Dataset entries:
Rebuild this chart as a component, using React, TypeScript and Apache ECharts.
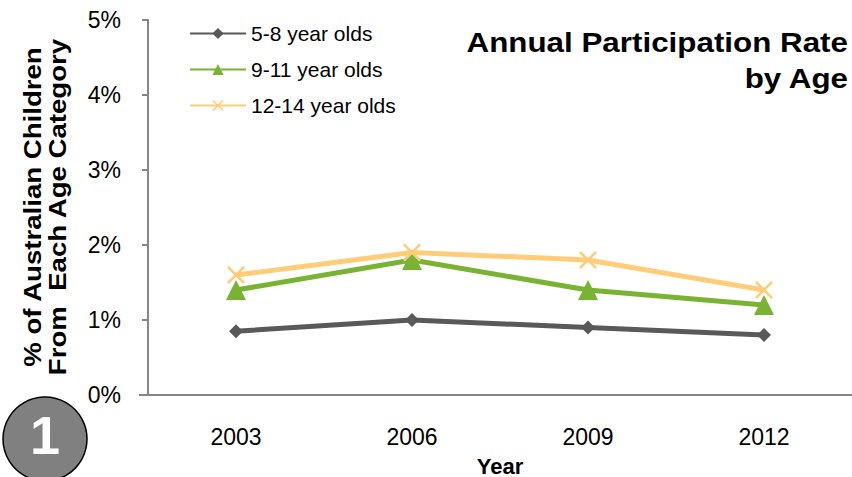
import React, { useEffect, useRef } from "react";
import * as echarts from "echarts";

const years = ["2003", "2006", "2009", "2012"];
const age5to8 = [0.85, 1.0, 0.9, 0.8];
const age9to11 = [1.4, 1.8, 1.4, 1.2];
const age12to14 = [1.6, 1.9, 1.8, 1.4];
const seriesNames = ["5-8 year olds", "9-11 year olds", "12-14 year olds"];

const FONT = "'Liberation Sans', Arial, sans-serif";
const crossPath =
  "path://M0,1 L1,0 L5,4 L9,0 L10,1 L6,5 L10,9 L9,10 L5,6 L1,10 L0,9 L4,5 Z";

export default function App() {
  const ref = useRef<HTMLDivElement>(null);
  useEffect(() => {
    if (!ref.current) return;
    const chart = echarts.init(ref.current, undefined, { renderer: "svg" });
    chart.setOption({
      animation: false,
      backgroundColor: "#ffffff",
      textStyle: { fontFamily: FONT },
      grid: {
        left: 148,
        right: 0,
        top: 20,
        bottom: 82,
        containLabel: false,
        outerBoundsMode: "none",
      },
      legend: {
        left: 184,
        top: 18,
        orient: "vertical",
        itemGap: 15,
        itemWidth: 56,
        itemHeight: 14,
        textStyle: { fontFamily: FONT, fontSize: 21, color: "#000" },
        data: seriesNames,
      },
      xAxis: {
        type: "category",
        data: years,
        boundaryGap: true,
        axisLine: { lineStyle: { color: "#868686", width: 2 } },
        axisTick: { show: false },
        axisLabel: { color: "#000", fontSize: 23, margin: 30, fontFamily: FONT },
        name: "Year",
        nameLocation: "middle",
        nameGap: 60,
        nameTextStyle: { color: "#000", fontSize: 22, fontWeight: "bold", fontFamily: FONT },
      },
      yAxis: {
        type: "value",
        min: 0,
        max: 5,
        interval: 1,
        splitLine: { show: false },
        axisLine: { show: true, lineStyle: { color: "#868686", width: 2 } },
        axisTick: { show: true, inside: false, length: 6, lineStyle: { color: "#868686", width: 2 } },
        axisLabel: { color: "#000", fontSize: 23, margin: 27, formatter: "{value}%", fontFamily: FONT },
      },
      graphic: [
        {
          type: "line",
          shape: { x1: 139, y1: 395, x2: 148, y2: 395 },
          style: { stroke: "#868686", lineWidth: 2 },
        },
        {
          type: "text",
          x: 45,
          y: 207,
          rotation: Math.PI / 2,
          scaleX: 1.15,
          style: {
            text: "% of Australian Children\nFrom  Each Age Category",
            font: `bold 24px ${FONT}`,
            fill: "#000",
            textAlign: "center",
            textVerticalAlign: "middle",
            lineHeight: 25,
          },
        },
        {
          type: "text",
          x: 848,
          y: 42,
          scaleX: 1.12,
          style: {
            text: "Annual Participation Rate",
            font: `bold 28px ${FONT}`,
            fill: "#000",
            textAlign: "right",
            textVerticalAlign: "middle",
          },
        },
        {
          type: "text",
          x: 848,
          y: 78,
          scaleX: 1.12,
          style: {
            text: "by Age",
            font: `bold 28px ${FONT}`,
            fill: "#000",
            textAlign: "right",
            textVerticalAlign: "middle",
          },
        },
        {
          type: "circle",
          shape: { cx: 45, cy: 439, r: 42 },
          style: { fill: "#808080", stroke: "#000", lineWidth: 1.5 },
        },
        {
          type: "text",
          x: 45,
          y: 435,
          style: {
            text: "1",
            font: `bold 54px ${FONT}`,
            fill: "#fff",
            textAlign: "center",
            textVerticalAlign: "middle",
          },
        },
      ],
      series: [
        {
          name: seriesNames[0],
          type: "line",
          data: age5to8,
          symbol: "diamond",
          symbolSize: 14,
          lineStyle: { color: "#595959", width: 5 },
          itemStyle: { color: "#595959" },
        },
        {
          name: seriesNames[1],
          type: "line",
          data: age9to11,
          symbol: "triangle",
          symbolSize: 20,
          lineStyle: { color: "#78B432", width: 5 },
          itemStyle: { color: "#78B432" },
        },
        {
          name: seriesNames[2],
          type: "line",
          data: age12to14,
          symbol: crossPath,
          symbolSize: 18,
          lineStyle: { color: "#FFCC77", width: 5 },
          itemStyle: { color: "#FFCC77" },
        },
      ],
    });
    return () => chart.dispose();
  }, []);
  return <div ref={ref} style={{ width: 852, height: 477, position: "absolute", left: 0, top: 0 }} />;
}
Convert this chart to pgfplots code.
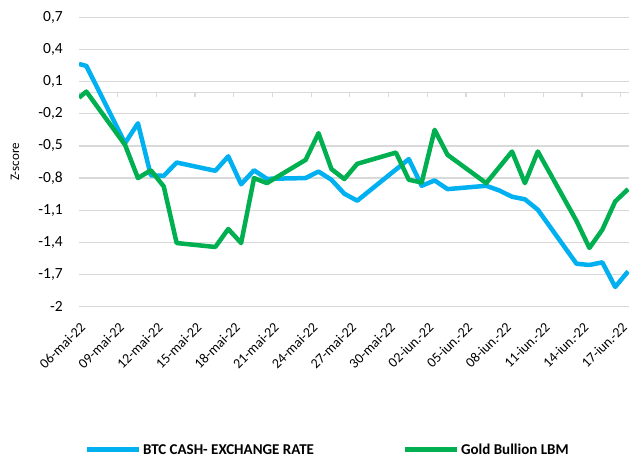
\documentclass[border=0pt]{standalone}
\usepackage{pgfplots}
\pgfplotsset{compat=1.18}
\usepackage{fontspec}
\setmainfont{Carlito}
\definecolor{btcblue}{HTML}{00B0F0}
\definecolor{goldgreen}{HTML}{00B050}
\definecolor{gridgray}{HTML}{D9D9D9}
\begin{document}
\begin{tikzpicture}
\useasboundingbox (0,0) rectangle (630bp,457bp);
\begin{axis}[
  at={(79bp,150.3bp)}, anchor=south west,
  scale only axis, width=550bp, height=289.4bp,
  xmin=0, xmax=42.64, ymin=-2, ymax=0.7,
  clip=true,
  axis line style={draw=none},
  major tick length=0pt,
  ytick={-2,-1.7,-1.4,-1.1,-0.8,-0.5,-0.2,0.1,0.4,0.7},
  yticklabels={-2,{-1,7},{-1,4},{-1,1},{-0,8},{-0,5},{-0,2},{0,1},{0,4},{0,7}},
  ymajorgrids, grid style={gridgray, line width=1.3bp},
  xtick={0,3,...,42},
  xticklabels={06-mai-22,09-mai-22,12-mai-22,15-mai-22,18-mai-22,21-mai-22,24-mai-22,27-mai-22,30-mai-22,02-iun.-22,05-iun.-22,08-iun.-22,11-iun.-22,14-iun.-22,17-iun.-22},
  xticklabel style={xshift=4bp, yshift=-18bp, rotate=45, anchor=east, inner sep=0pt, font=\fontsize{14bp}{16bp}\selectfont},
  yticklabel style={anchor=east, inner sep=0pt, xshift=-16bp, font=\fontsize{15.5bp}{18bp}\selectfont},
  legend style={at={(0.009,-0.495)}, anchor=west, draw=none, fill=none, inner sep=0pt,
    legend columns=2, font=\bfseries\fontsize{15bp}{17bp}\selectfont,
    /tikz/every even column/.append style={column sep=86bp},
    nodes={inner xsep=2bp, inner ysep=0.5bp}},
  legend cell align=left,
  legend image code/.code={\draw[#1, line width=5bp] (0bp,0bp) -- (52bp,0bp);},
]
\draw[gridgray, line width=1.3bp] (axis cs:0,0) -- (axis cs:42.64,0);
\pgfplotsinvokeforeach{0,3,...,42}{\draw[gridgray, line width=1.2bp] (axis cs:#1,0) -- ([yshift=-5bp]axis cs:#1,0);}
\addplot[btcblue, line width=4.5bp, line join=round] table {
x y
0 0.265
0.57 0.246
3.57 -0.474
4.57 -0.289
5.57 -0.774
6.57 -0.779
7.57 -0.655
10.57 -0.732
11.57 -0.597
12.57 -0.858
13.57 -0.727
14.57 -0.807
17.57 -0.800
18.57 -0.739
19.57 -0.816
20.57 -0.946
21.57 -1.011
24.57 -0.72
25.57 -0.623
26.57 -0.872
27.57 -0.822
28.57 -0.903
31.57 -0.872
32.57 -0.915
33.57 -0.974
34.57 -0.998
35.57 -1.095
38.57 -1.599
39.57 -1.611
40.57 -1.586
41.57 -1.816
42.57 -1.670
};
\addlegendentry{BTC CASH- EXCHANGE RATE}
\addplot[goldgreen, line width=4.5bp, line join=round] table {
x y
0 -0.05
0.57 0.007
3.57 -0.490
4.57 -0.800
5.57 -0.727
6.57 -0.878
7.57 -1.406
10.57 -1.443
11.57 -1.275
12.57 -1.406
13.57 -0.800
14.57 -0.847
17.57 -0.630
18.57 -0.381
19.57 -0.716
20.57 -0.809
21.57 -0.667
24.57 -0.562
25.57 -0.816
26.57 -0.841
27.57 -0.350
28.57 -0.583
31.57 -0.847
32.57 -0.70
33.57 -0.552
34.57 -0.847
35.57 -0.552
38.57 -1.20
39.57 -1.452
40.57 -1.282
41.57 -1.018
42.57 -0.903
};
\addlegendentry{Gold Bullion LBM}
\end{axis}
\node[rotate=90, font=\fontsize{13bp}{15bp}\selectfont] at (15bp,295bp) {Z-score};
\end{tikzpicture}
\end{document}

What to work on:
Of the lines in the records, determine how many contain the word "this", and report that number alone.

Exercise result:
2